***** Information supplied *****
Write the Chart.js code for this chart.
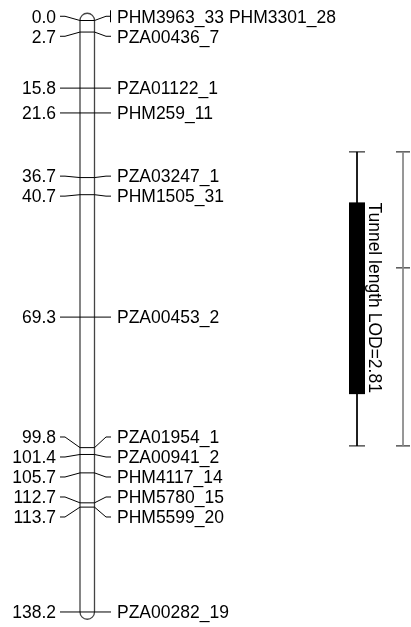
<!DOCTYPE html>
<html>
<head>
<meta charset="utf-8">
<script src="https://cdn.jsdelivr.net/npm/chart.js"></script>
<style>
  html, body { margin: 0; padding: 0; background: #fff; }
  #wrap { width: 411px; height: 627px; }
</style>
</head>
<body>
<div id="wrap"><canvas id="linkageMap"></canvas></div>
<script>
// marker positions (cM) and names, top to bottom
const positions = [0.0, 0.0, 2.7, 15.8, 21.6, 36.7, 40.7, 69.3, 99.8, 101.4, 105.7, 112.7, 113.7, 138.2];
const markerNames = ['PHM3963_33', 'PHM3301_28', 'PZA00436_7', 'PZA01122_1', 'PHM259_11', 'PZA03247_1',
  'PHM1505_31', 'PZA00453_2', 'PZA01954_1', 'PZA00941_2', 'PHM4117_14', 'PHM5780_15', 'PHM5599_20', 'PZA00282_19'];

// QTL: LOD-1 box, LOD-2 whiskers, second interval with peak tick
const qtlName = 'Tunnel length LOD=2.81';
const qtlBox = [42.5, 87.3];
const qtlWhisker = [30.7, 99.4];
const qtlPeak = 57.8;

const yMin = -4.79, yMax = 141.71;
const H = 627;
const pxPerCM = H / (yMax - yMin);
const labelGap = 20 / pxPerCM;

// group markers sharing a position
const groups = [];
positions.forEach((p, i) => {
  const last = groups[groups.length - 1];
  if (last && last.pos === p) last.names.push(markerNames[i]);
  else groups.push({ pos: p, names: [markerNames[i]] });
});

// spread labels so they don't overlap
let clusters = groups.map((g, i) => ({ idx: [i] }));
const place = c => {
  const mean = c.idx.reduce((s, i) => s + groups[i].pos, 0) / c.idx.length;
  c.idx.forEach((i, k) => { groups[i].lab = mean + (k - (c.idx.length - 1) / 2) * labelGap; });
};
clusters.forEach(place);
let merged = true;
while (merged) {
  merged = false;
  for (let j = 0; j < clusters.length - 1; j++) {
    const a = clusters[j], b = clusters[j + 1];
    if (groups[b.idx[0]].lab - groups[a.idx[a.idx.length - 1]].lab < labelGap - 1e-6) {
      a.idx = a.idx.concat(b.idx);
      clusters.splice(j + 1, 1);
      place(a);
      merged = true;
      break;
    }
  }
}

const CL = 80, CR = 94.5; // chromosome edges
const line = (pts, color, w) => ({
  data: pts, showLine: true, pointRadius: 0, borderColor: color || '#000',
  borderWidth: w || 1, fill: false, tension: 0
});

const datasets = [];
groups.forEach(g => {
  datasets.push(line([{ x: CL, y: g.pos }, { x: CR, y: g.pos }]));
  datasets.push(line([{ x: 60, y: g.lab }, { x: 65, y: g.lab }, { x: CL, y: g.pos }]));
  datasets.push(line([{ x: CR, y: g.pos }, { x: 106, y: g.lab }, { x: 111, y: g.lab }]));
});
// QTL whiskers
const qx = 357, qx2 = 403;
datasets.push(line([{ x: qx, y: qtlWhisker[0] }, { x: qx, y: qtlWhisker[1] }]));
datasets.push(line([{ x: 349, y: qtlWhisker[0] }, { x: 365, y: qtlWhisker[0] }]));
datasets.push(line([{ x: 349, y: qtlWhisker[1] }, { x: 365, y: qtlWhisker[1] }]));
datasets.push(line([{ x: qx2, y: qtlWhisker[0] }, { x: qx2, y: qtlWhisker[1] }], '#888'));
[qtlWhisker[0], qtlPeak, qtlWhisker[1]].forEach(v => {
  datasets.push(line([{ x: 396, y: v }, { x: 410, y: v }]));
});

const mapPlugin = {
  id: 'mapPlugin',
  beforeDatasetsDraw(chart) {
    const ctx = chart.ctx, y = chart.scales.y, x = chart.scales.x;
    const l = x.getPixelForValue(CL), r = x.getPixelForValue(CR);
    const rad = (r - l) / 2, cx = (l + r) / 2;
    const t = y.getPixelForValue(positions[0]), b = y.getPixelForValue(positions[positions.length - 1]);
    ctx.save();
    ctx.strokeStyle = '#444';
    ctx.lineWidth = 1.3;
    ctx.beginPath();
    ctx.moveTo(l, b);
    ctx.lineTo(l, t);
    ctx.arc(cx, t, rad, Math.PI, 0);
    ctx.lineTo(r, b);
    ctx.arc(cx, b, rad, 0, Math.PI);
    ctx.stroke();
    // QTL box
    const bt = y.getPixelForValue(qtlBox[0]), bb = y.getPixelForValue(qtlBox[1]);
    ctx.fillStyle = '#000';
    ctx.fillRect(x.getPixelForValue(349), bt, x.getPixelForValue(365) - x.getPixelForValue(349), bb - bt);
    ctx.restore();
  },
  afterDatasetsDraw(chart) {
    const ctx = chart.ctx, y = chart.scales.y, x = chart.scales.x;
    ctx.save();
    ctx.fillStyle = '#000';
    ctx.font = "17.5px 'Liberation Sans', Arial, sans-serif";
    ctx.textBaseline = 'middle';
    groups.forEach(g => {
      const ly = y.getPixelForValue(g.lab);
      ctx.textAlign = 'right';
      ctx.fillText(g.pos.toFixed(1), x.getPixelForValue(56), ly + 1.5);
      ctx.textAlign = 'left';
      ctx.fillText(g.names.join(' '), x.getPixelForValue(117), ly + 1.5);
      if (g.names.length > 1) {
        ctx.strokeStyle = '#000';
        ctx.lineWidth = 1;
        ctx.beginPath();
        ctx.moveTo(x.getPixelForValue(111) - 0.5, ly - 6);
        ctx.lineTo(x.getPixelForValue(111) - 0.5, ly + 6);
        ctx.stroke();
      }
    });
    // QTL label, rotated
    ctx.translate(x.getPixelForValue(369), y.getPixelForValue(qtlBox[0]));
    ctx.rotate(Math.PI / 2);
    ctx.textAlign = 'left';
    ctx.textBaseline = 'alphabetic';
    ctx.fillText(qtlName, 0, 0);
    ctx.restore();
  }
};

new Chart(document.getElementById('linkageMap'), {
  type: 'scatter',
  data: { datasets: datasets },
  options: {
    responsive: true,
    maintainAspectRatio: false,
    animation: false,
    layout: { padding: 0 },
    plugins: { legend: { display: false }, tooltip: { enabled: false } },
    scales: {
      x: { type: 'linear', min: 0, max: 411, display: false },
      y: { type: 'linear', min: yMin, max: yMax, reverse: true, display: false }
    },
    elements: { line: { borderCapStyle: 'butt' } }
  },
  plugins: [mapPlugin]
});
</script>
</body>
</html>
*****
• **Your objective**: Repeat exactly and only the lines from the start of the data above through the line that holds "const labelGap = 20 / pxPerCM;", inclusive. Pictures do not belong in the copy.

• **Written solution**:
Write the Chart.js code for this chart.
<!DOCTYPE html>
<html>
<head>
<meta charset="utf-8">
<script src="https://cdn.jsdelivr.net/npm/chart.js"></script>
<style>
  html, body { margin: 0; padding: 0; background: #fff; }
  #wrap { width: 411px; height: 627px; }
</style>
</head>
<body>
<div id="wrap"><canvas id="linkageMap"></canvas></div>
<script>
// marker positions (cM) and names, top to bottom
const positions = [0.0, 0.0, 2.7, 15.8, 21.6, 36.7, 40.7, 69.3, 99.8, 101.4, 105.7, 112.7, 113.7, 138.2];
const markerNames = ['PHM3963_33', 'PHM3301_28', 'PZA00436_7', 'PZA01122_1', 'PHM259_11', 'PZA03247_1',
  'PHM1505_31', 'PZA00453_2', 'PZA01954_1', 'PZA00941_2', 'PHM4117_14', 'PHM5780_15', 'PHM5599_20', 'PZA00282_19'];

// QTL: LOD-1 box, LOD-2 whiskers, second interval with peak tick
const qtlName = 'Tunnel length LOD=2.81';
const qtlBox = [42.5, 87.3];
const qtlWhisker = [30.7, 99.4];
const qtlPeak = 57.8;

const yMin = -4.79, yMax = 141.71;
const H = 627;
const pxPerCM = H / (yMax - yMin);
const labelGap = 20 / pxPerCM;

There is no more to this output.